Damage may “carry over” – for example, if you receive 6 damage from a single attack and you have 2 Vitality, you will sustain two Injuries.
🔧 If the aimline a creature is damaged on has no memories, except for fight or flight, then fight or flight is still received, but it doesn’t replace any memories.
🔧 If a damaged aimline has two or more memories, one of them is selected at random to be replaced by fight or flight.
📖 Creatures with higher Vitality may frequently be hit with low damage attacks that don’t cause injuries. A DM may narrate this as receiving minor inconsequential cuts and bruises, which don’t slow the target down because of their adrenaline or general physical health.
Sometimes, memories which you yourself use cause fight or flight. This is known as strain.
Strain may occur for several reasons:
- You are inexperienced in using this memory
- The instinct or power is inherently volatile
- A power or instinct targeted at you has made your own powers and instincts more dangerous
The exact conditions and effects of strain are always described in the text of the memory that causes it. Normally, F/F replaces the memory that caused strain in the first place.
Sometimes, the memories of a foe cause you to accrue Fight or Flight without causing damage. This is known as control.
When you receive F/F due to control, it it removed when the unit which has control is incapacitated or destroyed, or when that unit releases control.
Control attacks can be dodged, but they can’t be blocked.
You accrue fight or flight over time, by exerting yourself. This is known as fatigue. Fatigue may be accrued whenever you complete an encounter.
How much fatigue you accrue from an encounter depends on the encounter. Some encounters may not cause any fatigue at all; others may be exhausting. Circumstances such as the weather, or your overall preparedness, can also effect how fatiguing an encounter may be.
Physique helps prevent fatigue. Whenever you would accrue fight or flight from fatigue, subtract 1 F/F per Physique strength.
When you accrue F/F from fatigue, it replaces Genius memories first, followed by Passion, Insight, and Physique. Fatigue can’t be blocked or dodged.
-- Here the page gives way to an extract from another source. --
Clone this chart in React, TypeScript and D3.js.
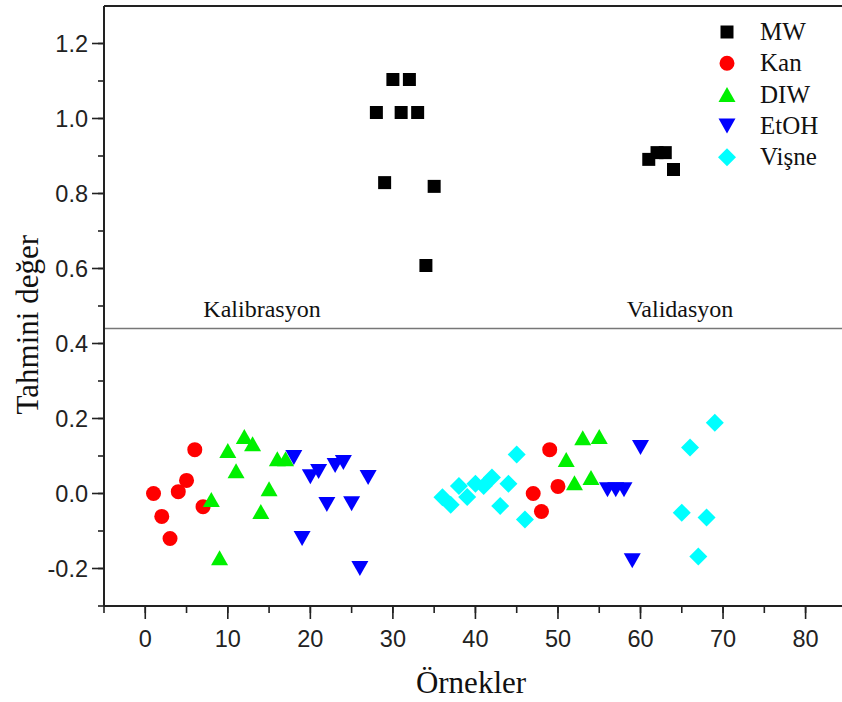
import React from "react";
import * as d3 from "d3";

// Sample indices and predicted values per group
const mwX = [28, 29, 30, 31, 32, 33, 34, 35, 61, 62, 63, 64];
const mwY = [1.016, 0.829, 1.104, 1.016, 1.104, 1.016, 0.608, 0.819, 0.891, 0.909, 0.909, 0.864];

const kanX = [1, 2, 3, 4, 5, 6, 7, 47, 48, 49, 50];
const kanY = [0.0, -0.061, -0.12, 0.005, 0.035, 0.117, -0.035, 0.0, -0.048, 0.117, 0.019];

const diwX = [8, 9, 10, 11, 12, 13, 14, 15, 16, 17, 51, 52, 53, 54, 55];
const diwY = [-0.016, -0.171, 0.115, 0.061, 0.152, 0.133, -0.048, 0.013, 0.093, 0.093, 0.091, 0.029, 0.149, 0.043, 0.152];

const etohX = [18, 19, 20, 21, 22, 23, 24, 25, 26, 27, 56, 57, 58, 59, 60];
const etohY = [0.096, -0.12, 0.045, 0.059, -0.029, 0.075, 0.083, -0.027, -0.2, 0.043, 0.01, 0.01, 0.01, -0.179, 0.123];

const visneX = [36, 37, 38, 39, 40, 41, 42, 43, 44, 45, 46, 65, 66, 67, 68, 69];
const visneY = [-0.01, -0.03, 0.02, -0.009, 0.026, 0.02, 0.043, -0.033, 0.026, 0.104, -0.069, -0.051, 0.123, -0.168, -0.064, 0.189];

const xTicks = [0, 10, 20, 30, 40, 50, 60, 70, 80];
const yTicks = [-0.2, 0.0, 0.2, 0.4, 0.6, 0.8, 1.0, 1.2];
const dividerValue = 0.44;

type Shape = "square" | "circle" | "up" | "down" | "diamond";

const series: { name: string; xs: number[]; ys: number[]; shape: Shape; color: string }[] = [
  { name: "MW", xs: mwX, ys: mwY, shape: "square", color: "#000000" },
  { name: "Kan", xs: kanX, ys: kanY, shape: "circle", color: "#ff0000" },
  { name: "DIW", xs: diwX, ys: diwY, shape: "up", color: "#00f000" },
  { name: "EtOH", xs: etohX, ys: etohY, shape: "down", color: "#0000ff" },
  { name: "Vişne", xs: visneX, ys: visneY, shape: "diamond", color: "#00ffff" },
];

const W = 842;
const H = 702;
const left = 104;
const top = 6;
const bottom = 606;
const unit = 8.254;

const x = d3.scaleLinear().domain([-5, 85]).range([left, left + 90 * unit]);
const y = d3.scaleLinear().domain([-0.3, 1.3]).range([bottom, top]);

function markerPath(shape: Shape, cx: number, cy: number): string {
  const p = d3.path();
  if (shape === "square") {
    const h = 6.5;
    p.rect(cx - h, cy - h, 2 * h, 2 * h);
  } else if (shape === "circle") {
    p.arc(cx, cy, 7.5, 0, 2 * Math.PI);
  } else if (shape === "up") {
    p.moveTo(cx, cy - 7.5);
    p.lineTo(cx + 8.5, cy + 7.5);
    p.lineTo(cx - 8.5, cy + 7.5);
    p.closePath();
  } else if (shape === "down") {
    p.moveTo(cx, cy + 7.5);
    p.lineTo(cx + 8.5, cy - 7.5);
    p.lineTo(cx - 8.5, cy - 7.5);
    p.closePath();
  } else {
    const r = 9;
    p.moveTo(cx, cy - r);
    p.lineTo(cx + r, cy);
    p.lineTo(cx, cy + r);
    p.lineTo(cx - r, cy);
    p.closePath();
  }
  return p.toString();
}

export default function App() {
  const xMinor = d3.range(-5, 86, 5);
  const yMinor = d3.range(-3, 13, 1).map((v) => v / 10);
  const serif = "'Liberation Serif', 'Times New Roman', serif";
  const sans = "'Liberation Sans', Arial, sans-serif";

  return (
    <svg
      width={W}
      height={H}
      style={{ position: "absolute", left: 0, top: 0, background: "#fff" }}
    >
      <rect x={0} y={0} width={W} height={H} fill="#fff" />

      {/* divider between calibration and validation value ranges */}
      <line x1={left} x2={W} y1={y(dividerValue)} y2={y(dividerValue)} stroke="#777" strokeWidth={1.5} />
      <text x={262} y={317} fontFamily={serif} fontSize={24} textAnchor="middle" fill="#111">
        Kalibrasyon
      </text>
      <text x={680} y={317} fontFamily={serif} fontSize={24} textAnchor="middle" fill="#111">
        Validasyon
      </text>

      {/* points */}
      {series.map((s) =>
        s.xs.map((xv, i) => (
          <path key={s.name + i} d={markerPath(s.shape, x(xv), y(s.ys[i]))} fill={s.color} />
        ))
      )}

      {/* axes frame */}
      <line x1={left} x2={W} y1={top} y2={top} stroke="#222" strokeWidth={2} />
      <line x1={left} x2={left} y1={top} y2={bottom} stroke="#222" strokeWidth={2} />
      <line x1={left} x2={W} y1={bottom} y2={bottom} stroke="#222" strokeWidth={2} />

      {/* y ticks */}
      {yMinor.map((v) => (
        <line key={"ym" + v} x1={left - 6} x2={left} y1={y(v)} y2={y(v)} stroke="#222" strokeWidth={1.6} />
      ))}
      {yTicks.map((v) => (
        <g key={"y" + v}>
          <line x1={left - 12} x2={left} y1={y(v)} y2={y(v)} stroke="#222" strokeWidth={1.6} />
          <text x={left - 16} y={y(v) + 8.5} fontFamily={sans} fontSize={23.5} textAnchor="end" fill="#222">
            {d3.format(".1f")(v).replace("−", "-")}
          </text>
        </g>
      ))}

      {/* x ticks */}
      {xMinor.map((v) => (
        <line key={"xm" + v} x1={x(v)} x2={x(v)} y1={bottom} y2={bottom + 7} stroke="#222" strokeWidth={1.6} />
      ))}
      {xTicks.map((v) => (
        <g key={"x" + v}>
          <line x1={x(v)} x2={x(v)} y1={bottom} y2={bottom + 13} stroke="#222" strokeWidth={1.6} />
          <text x={x(v)} y={bottom + 41} fontFamily={sans} fontSize={23.5} textAnchor="middle" fill="#222">
            {v}
          </text>
        </g>
      ))}

      {/* axis titles */}
      <text x={471} y={693} fontFamily={serif} fontSize={31} textAnchor="middle" fill="#111">
        Örnekler
      </text>
      <text
        transform={`translate(38, ${y(0.45)}) rotate(-90)`}
        fontFamily={serif}
        fontSize={31}
        textAnchor="middle"
        fill="#111"
      >
        Tahmini değer
      </text>

      {/* legend */}
      {series.map((s, i) => {
        const ly = 32 + i * 31.3;
        return (
          <g key={"lg" + s.name}>
            <path d={markerPath(s.shape, 727, ly)} fill={s.color} />
            <text x={760} y={ly + 8} fontFamily={serif} fontSize={25} fill="#111">
              {s.name}
            </text>
          </g>
        );
      })}
    </svg>
  );
}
In most settings, certain items which are particularly heavy or difficult to wear or carry, because of their size, make you accrue fight or flight from fatigue more quickly.
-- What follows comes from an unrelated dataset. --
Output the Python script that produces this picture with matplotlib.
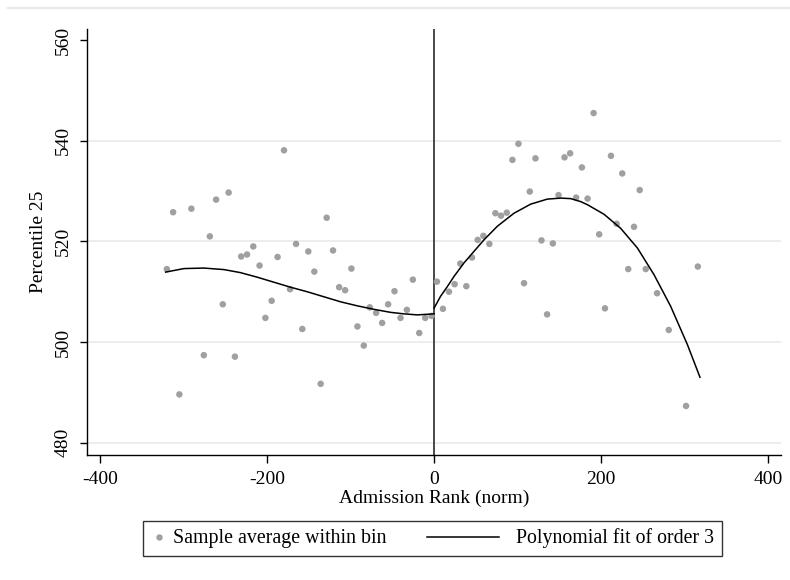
import matplotlib
matplotlib.use("Agg")
import matplotlib.pyplot as plt
from matplotlib.lines import Line2D
from matplotlib.legend_handler import HandlerLine2D

# ---- data ----
bin_x = [-320, -312.5, -305, -290.6, -275.7, -268.5, -261, -253, -246, -238.5,
         -231, -224, -216.5, -209, -202, -194.5, -187.4, -179.7, -172.5, -165.3,
         -157.8, -150.6, -143.4, -135.8, -128.6, -121, -113.7, -106.5, -99, -91.8,
         -84.2, -77, -69.4, -62.2, -55, -47.4, -40.2, -32.6, -25.4, -17.8,
         -10.6, -3,
         3.4, 10.6, 17.8, 24.6, 31.4, 38.6, 45.4, 52.2, 59, 66.2,
         73.4, 80.1, 87, 93.8, 101, 107.7, 114.6, 121.4, 128.6, 135.3,
         142.2, 149, 156.2, 162.9, 170.1, 177, 183.8, 191, 197.7, 204.6,
         211.8, 218.6, 225.3, 232.5, 239.4, 246.2, 253.4, 267, 281, 301.7,
         315.8]
bin_y = [514.5, 525.8, 489.6, 526.5, 497.4, 521.0, 528.3, 507.5, 529.7, 497.1,
         517.0, 517.4, 519.0, 515.2, 504.8, 508.2, 516.9, 538.1, 510.5, 519.5,
         502.6, 518.0, 514.0, 491.7, 524.7, 518.2, 510.9, 510.3, 514.6, 503.1,
         499.3, 506.9, 505.8, 503.8, 507.5, 510.1, 504.8, 506.4, 512.4, 501.8,
         504.8, 505.2,
         512.0, 506.6, 510.0, 511.5, 515.6, 511.1, 516.8, 520.3, 521.1, 519.5,
         525.6, 525.1, 525.7, 536.2, 539.4, 511.7, 529.9, 536.5, 520.2, 505.5,
         519.6, 529.2, 536.7, 537.5, 528.7, 534.7, 528.5, 545.5, 521.4, 506.7,
         537.0, 523.5, 533.5, 514.5, 522.9, 530.2, 514.5, 509.7, 502.4, 487.3,
         515.0]

fit_left_x = [-321.4, -299.5, -275.6, -251.6, -232, -212, -192, -172, -152, -132,
              -112, -92, -72, -52, -36, -20, 0]
fit_left_y = [513.9, 514.6, 514.7, 514.4, 513.8, 512.9, 511.9, 510.9, 510.0, 509.0,
              508.0, 507.2, 506.5, 505.9, 505.6, 505.4, 505.6]
fit_right_x = [0, 7.8, 15.8, 23.7, 35.7, 47.7, 59.7, 75.7, 95.7, 115.6, 135.6,
               151.6, 163.6, 175.6, 183.5, 203.4, 223.4, 243.4, 263.3, 283.3,
               303.3, 318.4]
fit_right_y = [506.75, 509.1, 511.0, 513.0, 515.7, 518.0, 520.3, 523.0, 525.6, 527.4,
               528.4, 528.6, 528.5, 527.9, 527.3, 525.4, 522.6, 518.7, 513.4, 507.1,
               499.5, 493.0]

xticks = [-400, -200, 0, 200, 400]
yticks = [480, 500, 520, 540, 560]
grid_y = [480, 500, 520, 540]

plt.rcParams['font.family'] = ['Liberation Serif', 'DejaVu Serif']
plt.rcParams['axes.unicode_minus'] = False

PX = 72 / 100  # points per pixel

fig = plt.figure(figsize=(7.9, 5.8), dpi=100)
ax = fig.add_axes([87 / 790, 1 - 455 / 580, (781 - 87) / 790, (455 - 29) / 580])

for g in grid_y:
    ax.axhline(g, color='#e8e8e8', lw=1.1, zorder=0)

ax.axvline(0, color='#3a3a3a', lw=1.3, zorder=1)

ax.scatter(bin_x, bin_y, s=22, color='#a0a0a0', edgecolors='none', zorder=3)
ax.plot(fit_left_x, fit_left_y, color='black', lw=1.1, zorder=4)
ax.plot(fit_right_x, fit_right_y, color='black', lw=1.1, zorder=4)

ax.set_xlim(-415.6, 415.4)
ax.set_ylim(477.56, 562.2)
ax.set_xticks(xticks)
ax.set_yticks(yticks)

for s in ['top', 'right']:
    ax.spines[s].set_visible(False)
for s in ['left', 'bottom']:
    ax.spines[s].set_linewidth(1.0)
    ax.spines[s].set_color('black')

ax.tick_params(axis='both', width=1.0, labelsize=14, color='black')
ax.tick_params(axis='x', length=8 * PX, pad=8 * PX)
ax.tick_params(axis='y', length=7 * PX, pad=8 * PX, labelrotation=90)
for lab in ax.get_yticklabels():
    lab.set_va('center')

ax.set_xlabel('Admission Rank (norm)', fontsize=14, labelpad=1)
ax.set_ylabel('Percentile 25', fontsize=14, labelpad=8 * PX)


class DotHandler(HandlerLine2D):
    def legend_artist(self, legend, orig_handle, fontsize, handlebox):
        handlebox.width = 5 * PX
        return super().legend_artist(legend, orig_handle, fontsize, handlebox)

    def create_artists(self, legend, orig_handle, xdescent, ydescent, width,
                       height, fontsize, trans):
        arts = super().create_artists(legend, orig_handle, xdescent, ydescent,
                                      width, height, fontsize, trans)
        for a in arts:
            a.set_xdata([8 * PX])
        return arts


dot = Line2D([], [], ls='none', marker='o', markersize=4.6, color='#a0a0a0',
             markeredgewidth=0)
line = Line2D([], [], color='black', lw=1.1)
fs = 14.3
leg = fig.legend([dot, line], ['Sample average within bin', 'Polynomial fit of order 3'],
                 loc='center', bbox_to_anchor=(432.5 / 790, 1 - 538.5 / 580),
                 ncol=2, fontsize=fs, frameon=True, fancybox=False,
                 edgecolor='#333333', framealpha=1, borderpad=0.38,
                 handlelength=72 * PX / fs, handletextpad=17 * PX / fs,
                 columnspacing=41 * PX / fs,
                 handler_map={dot: DotHandler(numpoints=1)})
leg.get_frame().set_linewidth(1.0)

fig.add_artist(Line2D([8 / 790, 1.0], [1 - 8 / 580, 1 - 8 / 580], color='#e8e8e8',
                      lw=1.5, transform=fig.transFigure))

fig.savefig('out.png', dpi=100, facecolor='white')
|Size of Item||Effect per Encounter where Fatigue is accrued|
|> 1/2 Your Size||+1 Fight or Flight, +1 additional per 2 greater than half your size *|
|1/2 Your Size||+1 Fight or Flight|
|< 1/4 Your Size||No additional Fatigue|
accrues +2 Fight or Flight from Fatigue.
📖 Normally, if an encounter itself does not cause fatigue, the DM should also not apply fatigue effects for other reasons, such as carrying other units.
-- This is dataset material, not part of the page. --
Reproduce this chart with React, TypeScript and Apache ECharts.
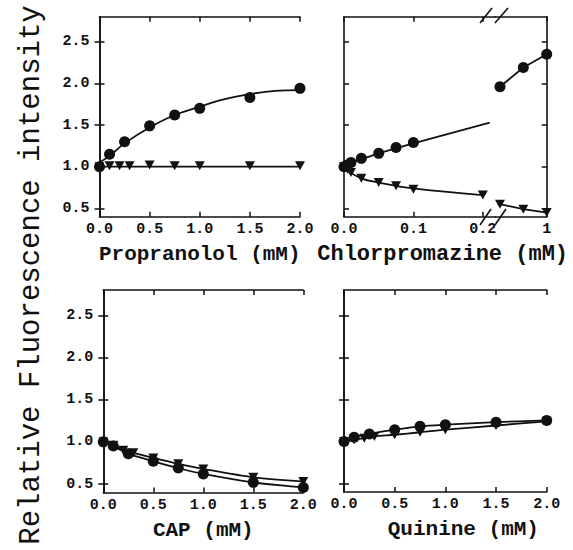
import { useEffect, useRef } from "react";
import * as echarts from "echarts";

// ---------- data ----------
const yTicks = [0.5, 1.0, 1.5, 2.0, 2.5];
const concTicks = [0, 0.5, 1.0, 1.5, 2.0];
const cpzLowTicks = [0, 0.1, 0.2];
const cpzHighTicks = [1];

// Propranolol
const propCircleX = [0, 0.1, 0.25, 0.5, 0.75, 1.0, 1.5, 2.0];
const propCircleY = [1.0, 1.15, 1.3, 1.49, 1.62, 1.7, 1.83, 1.94];
const propTriX = [0, 0.1, 0.2, 0.3, 0.5, 0.75, 1.0, 1.5, 2.0];
const propTriY = [1.0, 1.01, 1.01, 1.01, 1.02, 1.01, 1.01, 1.01, 1.01];
const propCircleFitX = [0, 0.1, 0.25, 0.5, 0.75, 1.0, 1.25, 1.5, 1.75, 2.0];
const propCircleFitY = [1.05, 1.13, 1.28, 1.47, 1.62, 1.72, 1.81, 1.87, 1.91, 1.92];
const propTriFitX = [0, 2.0];
const propTriFitY = [1.0, 1.0];

// Chlorpromazine (low range, before the axis break)
const cpzCircleX = [0, 0.005, 0.01, 0.025, 0.05, 0.075, 0.1];
const cpzCircleY = [1.0, 1.02, 1.05, 1.1, 1.16, 1.23, 1.29];
const cpzTriX = [0, 0.005, 0.01, 0.025, 0.05, 0.075, 0.1, 0.2];
const cpzTriY = [1.0, 0.97, 0.93, 0.86, 0.81, 0.77, 0.73, 0.66];
const cpzCircleFitX = [0, 0.025, 0.05, 0.1, 0.21];
const cpzCircleFitY = [1.02, 1.09, 1.16, 1.28, 1.53];
const cpzTriFitX = [0, 0.025, 0.05, 0.1, 0.2];
const cpzTriFitY = [0.98, 0.86, 0.81, 0.74, 0.66];
// Chlorpromazine (high range, after the axis break)
const cpzHighX = [0.5, 0.75, 1.0];
const cpzHighCircleY = [1.96, 2.19, 2.35];
const cpzHighTriY = [0.55, 0.49, 0.45];

// CAP
const capCircleX = [0, 0.1, 0.25, 0.5, 0.75, 1.0, 1.5, 2.0];
const capCircleY = [1.0, 0.95, 0.86, 0.77, 0.69, 0.62, 0.52, 0.46];
const capTriX = [0, 0.1, 0.2, 0.3, 0.5, 0.75, 1.0, 1.5, 2.0];
const capTriY = [1.0, 0.96, 0.9, 0.87, 0.81, 0.74, 0.68, 0.58, 0.53];

// Quinine
const quiCircleX = [0, 0.1, 0.25, 0.5, 0.75, 1.0, 1.5, 2.0];
const quiCircleY = [1.0, 1.05, 1.09, 1.14, 1.18, 1.2, 1.23, 1.25];
const quiTriX = [0, 0.1, 0.2, 0.3, 0.5, 0.75, 1.0, 1.5, 2.0];
const quiTriY = [1.0, 1.02, 1.04, 1.06, 1.08, 1.11, 1.14, 1.19, 1.24];

// ---------- styling ----------
const INK = "#111";
const MONO = "'Liberation Mono', 'Courier New', monospace";
const tickFont = { fontFamily: MONO, fontWeight: "bold" as const, fontSize: 15, color: INK };
const nameFont = { fontFamily: MONO, fontWeight: "bold" as const, fontSize: 21, color: INK };
const TRI = "path://M0,0L10,0L5,9Z";

const zip = (xs: number[], ys: number[]) => xs.map((x, i) => [x, ys[i]]);

function App() {
  const ref = useRef<HTMLDivElement>(null);
  useEffect(() => {
    if (!ref.current) return;
    const chart = echarts.init(ref.current, undefined, { renderer: "svg" });

    const Y0 = 0.4, Y1 = 2.8;
    const grids = [
      { left: 99.5, top: 16.7, width: 200.5, height: 200 }, // propranolol
      { left: 344, top: 16.7, width: 151.3, height: 200 }, // cpz low
      { left: 495.3, top: 16.7, width: 51.4, height: 200 }, // cpz high
      { left: 103.3, top: 290, width: 200, height: 202.5 }, // CAP
      { left: 344, top: 290, width: 202.7, height: 202 }, // quinine
    ];
    const xCfg = [
      { min: 0, max: 2, ticks: concTicks, name: "Propranolol (mM)", pad: [0, 0, 0, 0], size: 21 },
      { min: 0, max: 0.218, ticks: cpzLowTicks, name: "Chlorpromazine (mM)", pad: [0, 0, 0, 46], size: 22 },
      { min: 0.45, max: 1, ticks: cpzHighTicks, name: "", pad: [0, 0, 0, 0], size: 21 },
      { min: 0, max: 2, ticks: concTicks, name: "CAP (mM)", pad: [0, 0, 0, 0], size: 21 },
      { min: 0, max: 2, ticks: concTicks, name: "Quinine (mM)", pad: [0, 0, 0, 36], size: 21 },
    ];
    const axisLine = { show: true, lineStyle: { color: INK, width: 1.6 } };
    const xAxis: any[] = [];
    const yAxis: any[] = [];
    grids.forEach((_, i) => {
      const c = xCfg[i];
      xAxis.push({
        type: "value", gridIndex: i, position: "bottom", min: c.min, max: c.max,
        axisLine,
        axisTick: { show: true, inside: true, length: 5, customValues: c.ticks, lineStyle: { color: INK, width: 1.5 } },
        axisLabel: {
          show: true, customValues: c.ticks, margin: 5, ...tickFont,
          formatter: (v: number) => (i === 2 ? String(Math.round(v)) : v.toFixed(1)),
        },
        splitLine: { show: false },
        name: c.name, nameLocation: "middle", nameGap: 27,
        nameTextStyle: { ...nameFont, fontSize: c.size, padding: c.pad },
      });
      xAxis.push({
        type: "value", gridIndex: i, position: "top", min: c.min, max: c.max,
        axisLine,
        axisTick: { show: true, inside: true, length: 5, customValues: c.ticks, lineStyle: { color: INK, width: 1.5 } },
        axisLabel: { show: false },
        splitLine: { show: false },
      });
      const showLeft = i !== 2;
      const showRight = i !== 1;
      const leftLabels = i === 0 || i === 3;
      yAxis.push({
        type: "value", gridIndex: i, position: "left", min: Y0, max: Y1,
        axisLine: { ...axisLine, show: showLeft },
        axisTick: { show: showLeft, inside: true, length: 5, customValues: yTicks, lineStyle: { color: INK, width: 1.5 } },
        axisLabel: { show: leftLabels, customValues: yTicks, margin: 10, ...tickFont, formatter: (v: number) => v.toFixed(1) },
        splitLine: { show: false },
      });
      yAxis.push({
        type: "value", gridIndex: i, position: "right", min: Y0, max: Y1,
        axisLine: { ...axisLine, show: showRight },
        axisTick: { show: showRight, inside: true, length: 5, customValues: yTicks, lineStyle: { color: INK, width: 1.5 } },
        axisLabel: { show: false },
        splitLine: { show: false },
      });
    });

    const ax = (i: number) => ({ xAxisIndex: 2 * i, yAxisIndex: 2 * i });
    const pts = (i: number, name: string, xs: number[], ys: number[], tri: boolean) => ({
      type: "scatter", name, ...ax(i), data: zip(xs, ys), clip: false,
      symbol: tri ? TRI : "circle", symbolSize: tri ? [10, 9] : 11,
      itemStyle: { color: INK, opacity: 1 }, z: 3,
    });
    const fit = (i: number, name: string, xs: number[], ys: number[], smooth: number) => ({
      type: "line", name, ...ax(i), data: zip(xs, ys), clip: false, smooth,
      showSymbol: false, symbol: "none", lineStyle: { color: INK, width: 1.8 }, z: 2,
    });
    const joined = (i: number, name: string, xs: number[], ys: number[], tri: boolean, smooth: number) => ({
      type: "line", name, ...ax(i), data: zip(xs, ys), clip: false, smooth,
      symbol: tri ? TRI : "circle", symbolSize: tri ? [10, 9] : 11, showSymbol: true,
      itemStyle: { color: INK, opacity: 1 }, lineStyle: { color: INK, width: 1.8 }, z: 3,
    });

    const series: any[] = [
      fit(0, "Propranolol fit ●", propCircleFitX, propCircleFitY, 0.4),
      fit(0, "Propranolol fit ▼", propTriFitX, propTriFitY, 0),
      pts(0, "Propranolol ●", propCircleX, propCircleY, false),
      pts(0, "Propranolol ▼", propTriX, propTriY, true),
      fit(1, "Chlorpromazine fit ●", cpzCircleFitX, cpzCircleFitY, 0.3),
      fit(1, "Chlorpromazine fit ▼", cpzTriFitX, cpzTriFitY, 0.4),
      pts(1, "Chlorpromazine ●", cpzCircleX, cpzCircleY, false),
      pts(1, "Chlorpromazine ▼", cpzTriX, cpzTriY, true),
      joined(2, "Chlorpromazine high ●", cpzHighX, cpzHighCircleY, false, 0),
      joined(2, "Chlorpromazine high ▼", cpzHighX, cpzHighTriY, true, 0),
      joined(3, "CAP ●", capCircleX, capCircleY, false, 0.3),
      joined(3, "CAP ▼", capTriX, capTriY, true, 0.3),
      joined(4, "Quinine ●", quiCircleX, quiCircleY, false, 0.3),
      joined(4, "Quinine ▼", quiTriX, quiTriY, true, 0.3),
    ];

    const slash = (x1: number, y1: number, x2: number, y2: number) => ({
      type: "line", shape: { x1, y1, x2, y2 }, style: { stroke: INK, lineWidth: 1.6 }, z: 10,
    });

    chart.setOption({
      animation: false,
      backgroundColor: "#fff",
      grid: grids.map((g) => ({ ...g, containLabel: false })),
      xAxis,
      yAxis,
      series,
      graphic: [
        {
          type: "text", x: 31, y: 275, rotation: Math.PI / 2,
          style: {
            text: "Relative Fluorescence intensity",
            fontFamily: MONO, fontSize: 29, fill: INK,
            textAlign: "center", textVerticalAlign: "middle",
          },
        },
        slash(480, 23, 492, 8),
        slash(495, 23, 508, 8),
        slash(480, 225, 491, 209),
        slash(495, 225, 506, 209),
      ],
    });
    return () => chart.dispose();
  }, []);
  return (
    <div
      ref={ref}
      style={{ position: "fixed", left: 0, top: 0, width: 573, height: 550, background: "#fff" }}
    />
  );
}

export default App;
🔧 Table of Fight or Flight Effects
|Source of F/F||How does it normally happen?||Which attribute?|
|Injury||You receive damage from a foe during combat.||As per the aim of an attack.|
|Strain||You perform a power or instinct that causes strain.||Depends on the relevant power or instinct.|
|Control||You’re affected by a memory that causes control.||As per the aim of a control attack.|
|Fatigue||Accrued over time, and from physically difficult tasks.||Ascending (Genius, Insight, Passion, Physique)|
Players don’t have to remember them!